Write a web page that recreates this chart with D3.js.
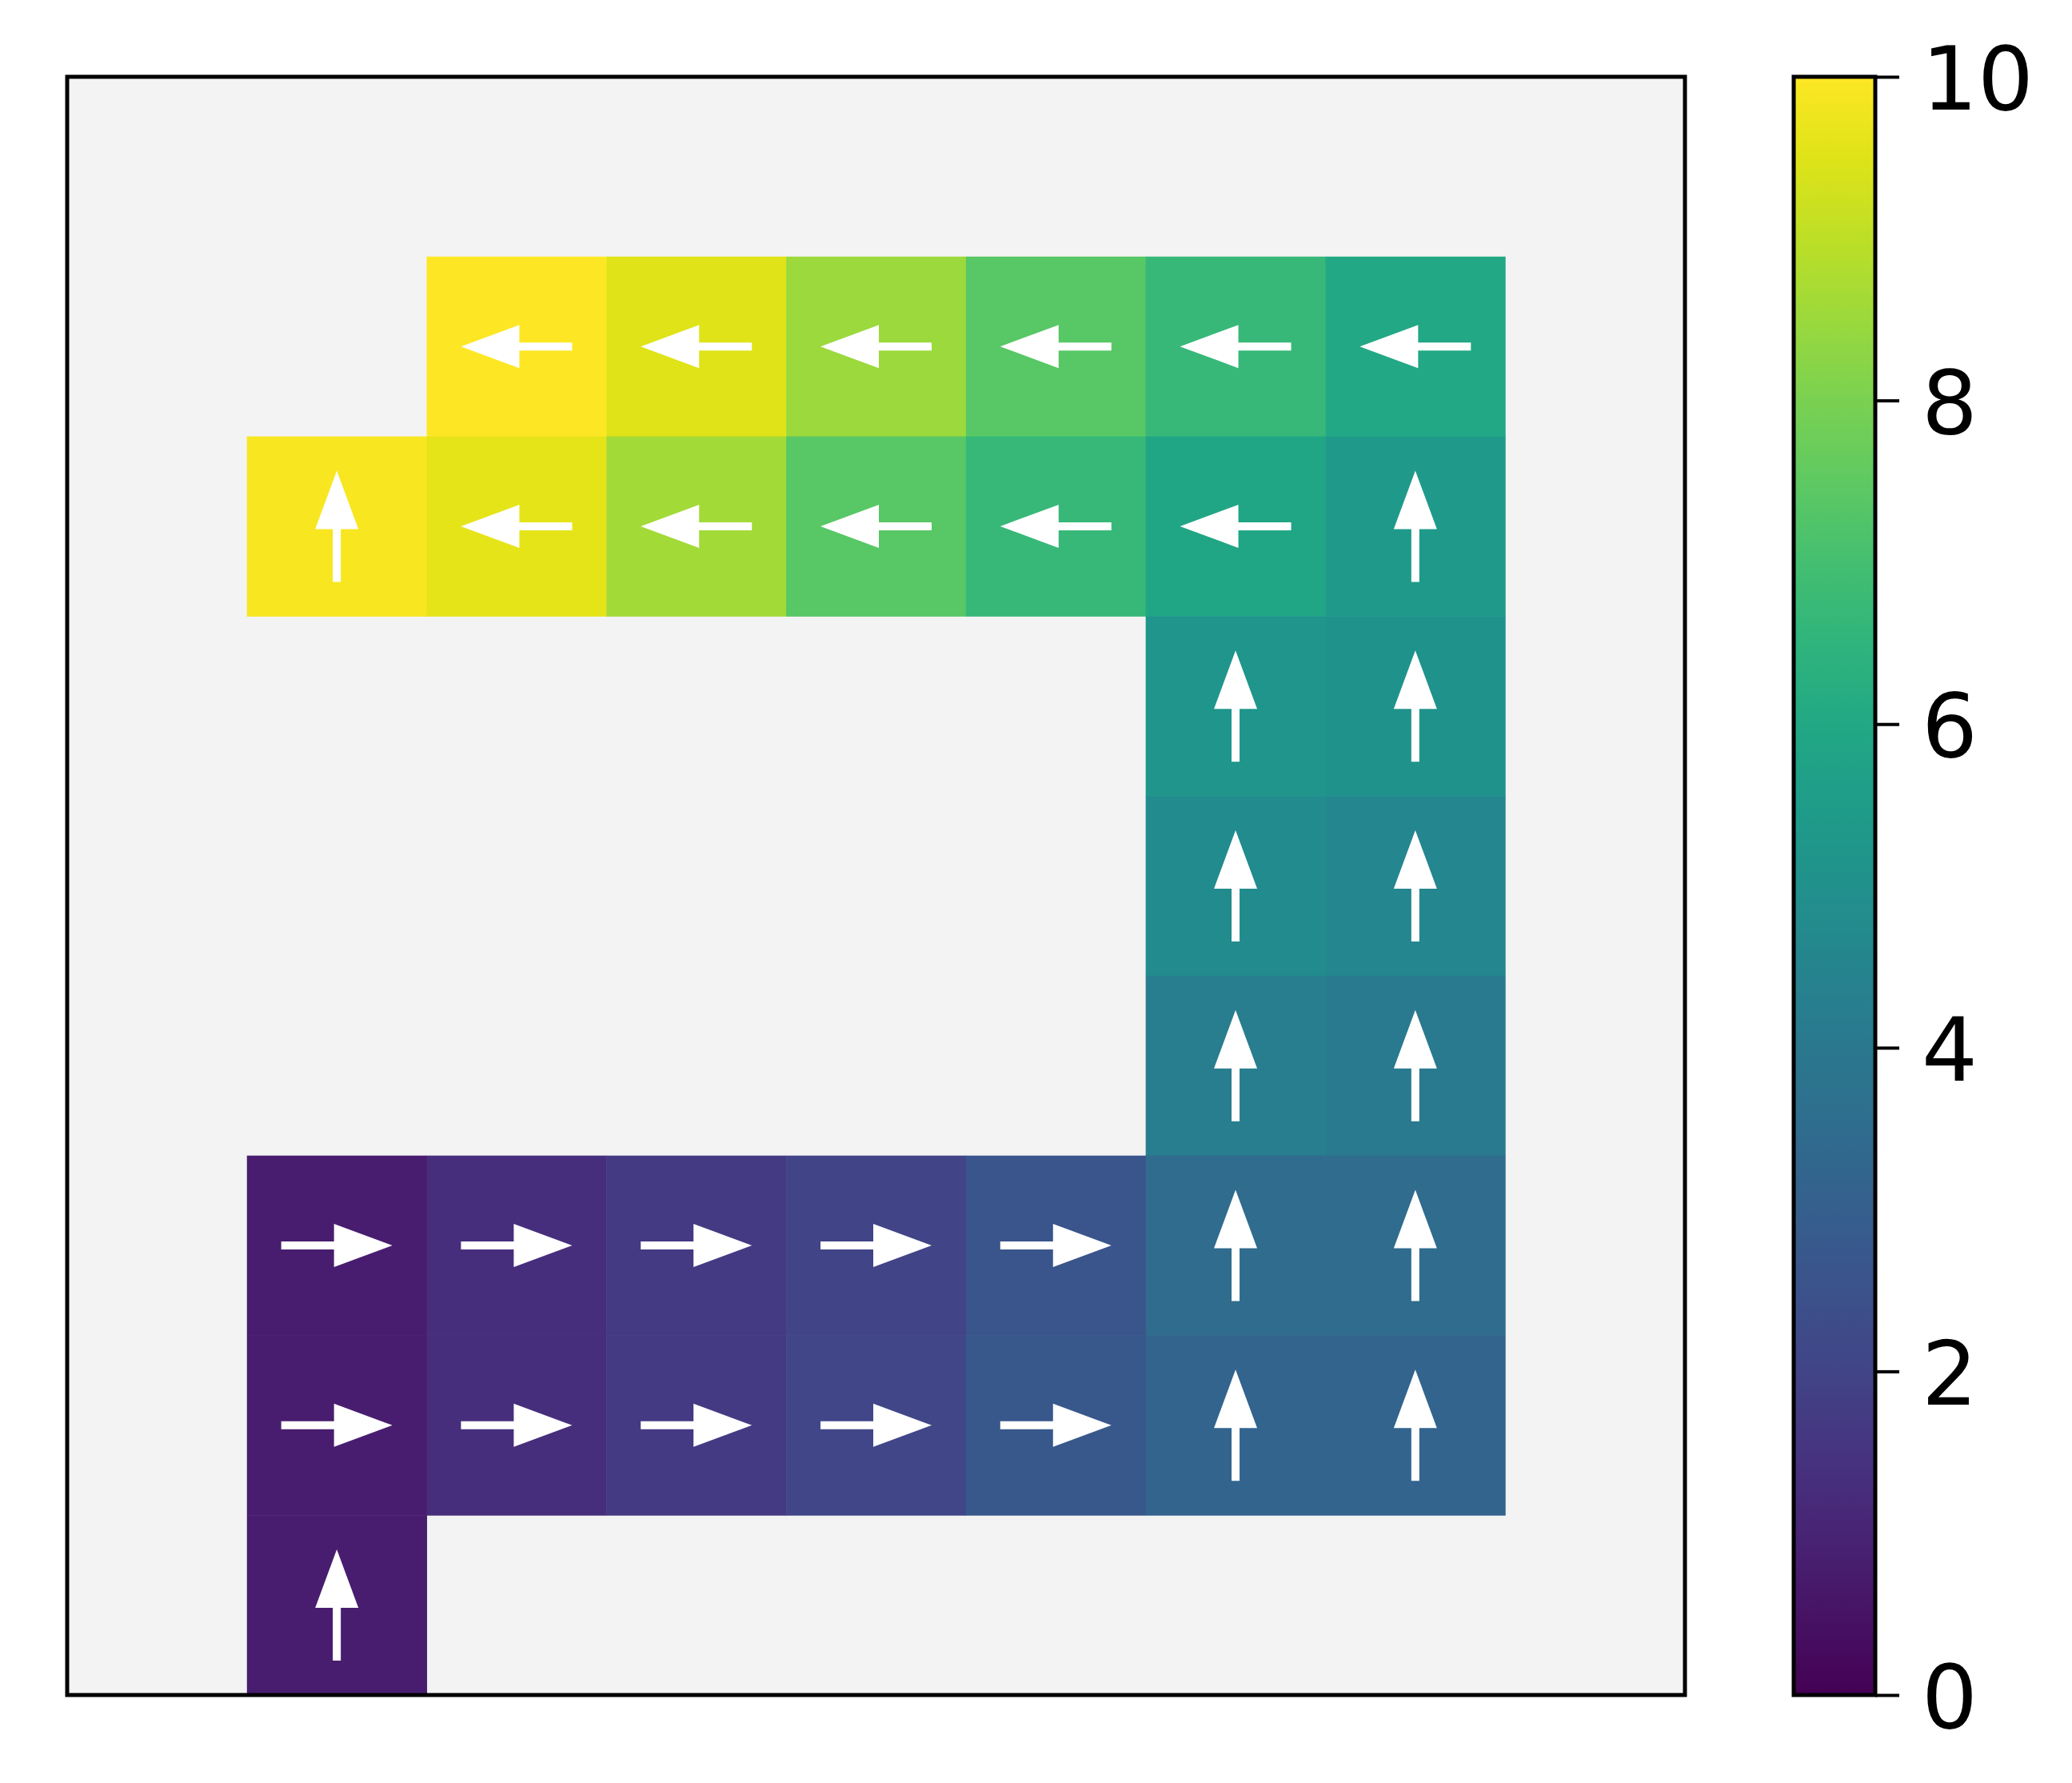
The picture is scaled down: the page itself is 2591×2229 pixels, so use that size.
<!DOCTYPE html>
<html>
<head>
<meta charset="utf-8">
<script src="https://cdn.jsdelivr.net/npm/d3@7"></script>
<style>
  html, body { margin: 0; padding: 0; background: #ffffff; }
  svg { display: block; }
</style>
</head>
<body>
<div id="chart"></div>
<script>
// grid cells: row, column, value and arrow direction
var cellRow   = [1, 1, 1, 1, 1, 1,   2, 2, 2, 2, 2, 2, 2,   3, 3,   4, 4,   5, 5,   6, 6, 6, 6, 6, 6, 6,   7, 7, 7, 7, 7, 7, 7,   8];
var cellCol   = [2, 3, 4, 5, 6, 7,   1, 2, 3, 4, 5, 6, 7,   6, 7,   6, 7,   6, 7,   1, 2, 3, 4, 5, 6, 7,   1, 2, 3, 4, 5, 6, 7,   1];
var cellValue = [10.0, 9.5, 8.5, 7.4, 6.7, 6.0,
                 9.9, 9.6, 8.6, 7.4, 6.7, 5.9, 5.4,
                 5.2, 5.1,
                 4.8, 4.6,
                 4.2, 4.1,
                 0.8, 1.3, 1.7, 2.0, 2.6, 3.5, 3.5,
                 0.8, 1.3, 1.7, 2.1, 2.7, 3.2, 3.2,
                 0.8];
var cellDir   = ["L", "L", "L", "L", "L", "L",
                 "U", "L", "L", "L", "L", "L", "U",
                 "U", "U",
                 "U", "U",
                 "U", "U",
                 "R", "R", "R", "R", "R", "U", "U",
                 "R", "R", "R", "R", "R", "U", "U",
                 "U"];
var gridSize = 9;
var colorTicks = [0, 2, 4, 6, 8, 10];

var W = 2591, H = 2229;
var plotX = 84, plotY = 96, plotS = 2023;
var cbX = 2243, cbW = 102;

var svg = d3.select("#chart").append("svg")
  .attr("width", W)
  .attr("height", H);

var idx = d3.range(gridSize);
var x = d3.scaleBand().domain(idx).range([plotX, plotX + plotS]);
var y = d3.scaleBand().domain(idx).range([plotY, plotY + plotS]);
var color = d3.scaleSequential(d3.interpolateViridis).domain([0, 10]);

var cells = cellValue.map(function(v, i) {
  return { r: cellRow[i], c: cellCol[i], v: v, d: cellDir[i] };
});

// background of the axes
svg.append("rect")
  .attr("x", plotX).attr("y", plotY)
  .attr("width", plotS).attr("height", plotS)
  .attr("fill", "#f3f3f3");

svg.append("g").selectAll("rect")
  .data(cells)
  .enter()
  .append("rect")
  .attr("x", function(d) { return x(d.c); })
  .attr("y", function(d) { return y(d.r); })
  .attr("width", x.bandwidth() + 0.5)
  .attr("height", y.bandwidth() + 0.5)
  .attr("fill", function(d) { return color(d.v); });

// arrow pointing right, centred on 0,0
var len = 139, headLen = 73, headW = 54, shaftW = 10;
function arrowPath() {
  var t = len / 2, b = -len / 2, hb = t - headLen;
  return "M" + b + "," + (-shaftW / 2) +
    "L" + hb + "," + (-shaftW / 2) +
    "L" + hb + "," + (-headW / 2) +
    "L" + t + ",0" +
    "L" + hb + "," + (headW / 2) +
    "L" + hb + "," + (shaftW / 2) +
    "L" + b + "," + (shaftW / 2) + "Z";
}
var rot = { R: 0, L: 180, U: -90 };

svg.append("g").selectAll("path")
  .data(cells)
  .enter()
  .append("path")
  .attr("d", arrowPath())
  .attr("fill", "#ffffff")
  .attr("transform", function(d) {
    return "translate(" + (x(d.c) + x.bandwidth() / 2) + "," + (y(d.r) + y.bandwidth() / 2) + ") rotate(" + rot[d.d] + ")";
  });

svg.append("rect")
  .attr("x", plotX).attr("y", plotY)
  .attr("width", plotS).attr("height", plotS)
  .attr("fill", "none")
  .attr("stroke", "#000")
  .attr("stroke-width", 5);

// colorbar
var cb = d3.scaleLinear().domain([0, 10]).range([plotY + plotS, plotY]);
var grad = svg.append("defs").append("linearGradient")
  .attr("id", "cbgrad")
  .attr("x1", "0").attr("y1", "1").attr("x2", "0").attr("y2", "0");
d3.range(0, 1.0001, 0.05).forEach(function(t) {
  grad.append("stop")
    .attr("offset", t)
    .attr("stop-color", d3.interpolateViridis(t));
});
svg.append("rect")
  .attr("x", cbX).attr("y", plotY)
  .attr("width", cbW).attr("height", plotS)
  .attr("fill", "url(#cbgrad)")
  .attr("stroke", "#000")
  .attr("stroke-width", 5);

var axis = svg.append("g")
  .attr("transform", "translate(" + (cbX + cbW) + ",0)")
  .call(d3.axisRight(cb).tickValues(colorTicks).tickSize(30).tickPadding(28));
axis.select(".domain").remove();
axis.selectAll(".tick line").attr("stroke", "#000").attr("stroke-width", 4);
axis.selectAll(".tick text")
  .attr("fill", "#000")
  .attr("dy", "0.37em")
  .style("font-family", "'DejaVu Sans', sans-serif")
  .style("font-size", "110px");
</script>
</body>
</html>
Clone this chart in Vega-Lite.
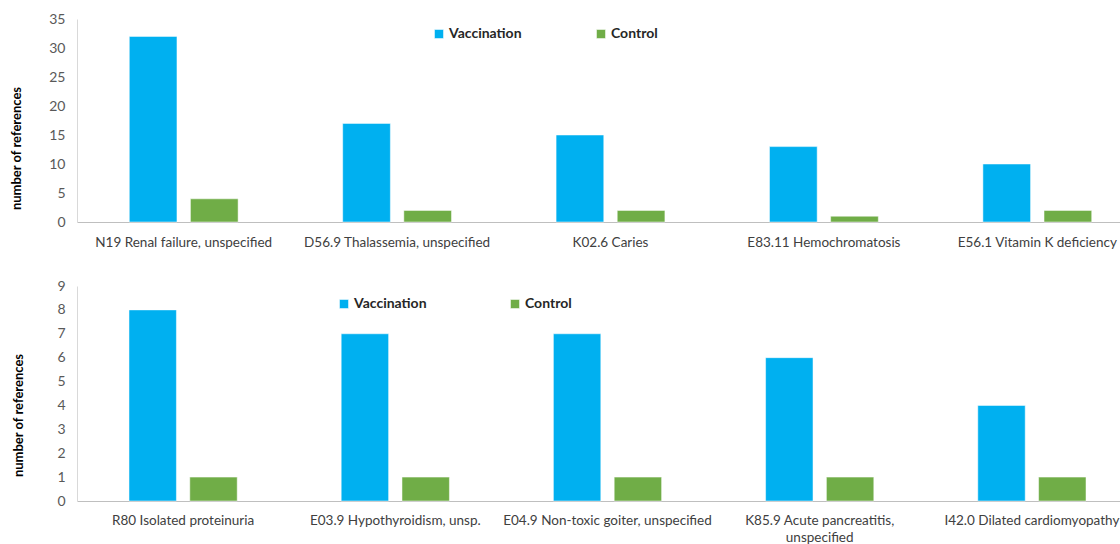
{
  "$schema": "https://vega.github.io/schema/vega-lite/v6.json",
  "autosize": {"type": "pad"},
  "padding": {"left": 10, "top": 12, "right": 0, "bottom": 0},
  "background": "white",
  "spacing": 30,
  "config": {
    "view": {"stroke": null},
    "font": "Lato",
    "axis": {"grid": false, "ticks": false, "labelColor": "#404040", "titleColor": "#000000", "domainColor": "#BFBFBF"},
    "bar": {"stroke": "white", "strokeWidth": 0.5}
  },
  "datasets": {
    "top": [
      {"diagnosis": "N19 Renal failure, unspecified", "group": "Vaccination", "count": 32},
      {"diagnosis": "N19 Renal failure, unspecified", "group": "Control", "count": 4},
      {"diagnosis": "D56.9 Thalassemia, unspecified", "group": "Vaccination", "count": 17},
      {"diagnosis": "D56.9 Thalassemia, unspecified", "group": "Control", "count": 2},
      {"diagnosis": "K02.6 Caries", "group": "Vaccination", "count": 15},
      {"diagnosis": "K02.6 Caries", "group": "Control", "count": 2},
      {"diagnosis": "E83.11 Hemochromatosis", "group": "Vaccination", "count": 13},
      {"diagnosis": "E83.11 Hemochromatosis", "group": "Control", "count": 1},
      {"diagnosis": "E56.1 Vitamin K deficiency", "group": "Vaccination", "count": 10},
      {"diagnosis": "E56.1 Vitamin K deficiency", "group": "Control", "count": 2}
    ],
    "bottom": [
      {"diagnosis": "R80 Isolated proteinuria", "group": "Vaccination", "count": 8},
      {"diagnosis": "R80 Isolated proteinuria", "group": "Control", "count": 1},
      {"diagnosis": "E03.9 Hypothyroidism, unsp.", "group": "Vaccination", "count": 7},
      {"diagnosis": "E03.9 Hypothyroidism, unsp.", "group": "Control", "count": 1},
      {"diagnosis": "E04.9 Non-toxic goiter, unspecified", "group": "Vaccination", "count": 7},
      {"diagnosis": "E04.9 Non-toxic goiter, unspecified", "group": "Control", "count": 1},
      {"diagnosis": "K85.9 Acute pancreatitis, unspecified", "group": "Vaccination", "count": 6},
      {"diagnosis": "K85.9 Acute pancreatitis, unspecified", "group": "Control", "count": 1},
      {"diagnosis": "I42.0 Dilated cardiomyopathy", "group": "Vaccination", "count": 4},
      {"diagnosis": "I42.0 Dilated cardiomyopathy", "group": "Control", "count": 1}
    ]
  },
  "vconcat": [
    {
      "data": {"name": "top"},
      "width": 1067,
      "height": 203,
      "mark": {"type": "bar"},
      "encoding": {
        "x": {"field": "diagnosis", "type": "nominal", "sort": null,
          "scale": {"paddingInner": 0.49, "paddingOuter": 0.245},
          "axis": {"title": null, "labelAngle": 0, "labelFontSize": 13.5, "labelPadding": 13, "labelLimit": 300}},
        "xOffset": {"field": "group", "type": "nominal", "sort": ["Vaccination", "Control"],
          "scale": {"domain": ["Vaccination", "Control"], "paddingInner": 0.22, "paddingOuter": 0}},
        "y": {"field": "count", "type": "quantitative",
          "scale": {"domain": [0, 35], "nice": false},
          "axis": {"title": "number of references", "titleY": 129, "values": [0, 5, 10, 15, 20, 25, 30, 35], "labelFontSize": 14, "labelColor": "#595959", "labelPadding": 12, "titleFontSize": 13, "titleFontWeight": "bold", "titlePadding": 25, "domainColor": "#D9D9D9"}},
        "color": {"field": "group", "type": "nominal",
          "scale": {"domain": ["Vaccination", "Control"], "range": ["#00B0F0", "#70AD47"]},
          "legend": {"orient": "none", "legendX": 355, "legendY": 8, "direction": "horizontal", "columns": 2, "title": null, "symbolType": "square", "symbolSize": 81, "symbolStrokeWidth": 0, "labelFontSize": 14, "labelFontWeight": "bold", "labelColor": "#262626", "labelOffset": 3, "columnPadding": 72}}
      }
    },
    {
      "data": {"name": "bottom"},
      "width": 1061,
      "height": 215,
      "mark": {"type": "bar"},
      "encoding": {
        "x": {"field": "diagnosis", "type": "nominal", "sort": null,
          "scale": {"paddingInner": 0.49, "paddingOuter": 0.245},
          "axis": {"title": null, "labelAngle": 0, "labelFontSize": 13.5, "labelPadding": 12, "labelLimit": 300, "labelLineHeight": 17,
            "labelExpr": "datum.label == 'K85.9 Acute pancreatitis, unspecified' ? ['K85.9 Acute pancreatitis,', 'unspecified'] : datum.label"}},
        "xOffset": {"field": "group", "type": "nominal", "sort": ["Vaccination", "Control"],
          "scale": {"domain": ["Vaccination", "Control"], "paddingInner": 0.22, "paddingOuter": 0}},
        "y": {"field": "count", "type": "quantitative",
          "scale": {"domain": [0, 9], "nice": false},
          "axis": {"title": "number of references", "titleY": 129, "values": [0, 1, 2, 3, 4, 5, 6, 7, 8, 9], "labelFontSize": 14, "labelColor": "#595959", "labelPadding": 12, "titleFontSize": 13, "titleFontWeight": "bold", "titlePadding": 31, "domainColor": "#D9D9D9"}},
        "color": {"field": "group", "type": "nominal",
          "scale": {"domain": ["Vaccination", "Control"], "range": ["#00B0F0", "#70AD47"]},
          "legend": {"orient": "none", "legendX": 260, "legendY": 11, "direction": "horizontal", "columns": 2, "title": null, "symbolType": "square", "symbolSize": 81, "symbolStrokeWidth": 0, "labelFontSize": 14, "labelFontWeight": "bold", "labelColor": "#262626", "labelOffset": 3, "columnPadding": 81}}
      }
    }
  ],
  "resolve": {"scale": {"color": "independent", "x": "independent", "y": "independent", "xOffset": "independent"}, "legend": {"color": "independent"}}
}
---
• _PROBLEM TO SOLVE_:
Identify which lines contain the word "page" and copy each one.

• _EXERCISE ANSWER_:
Write a web page that recreates this chart with D3.js.
The picture is scaled down: the page itself is 2591×2229 pixels, so use that size.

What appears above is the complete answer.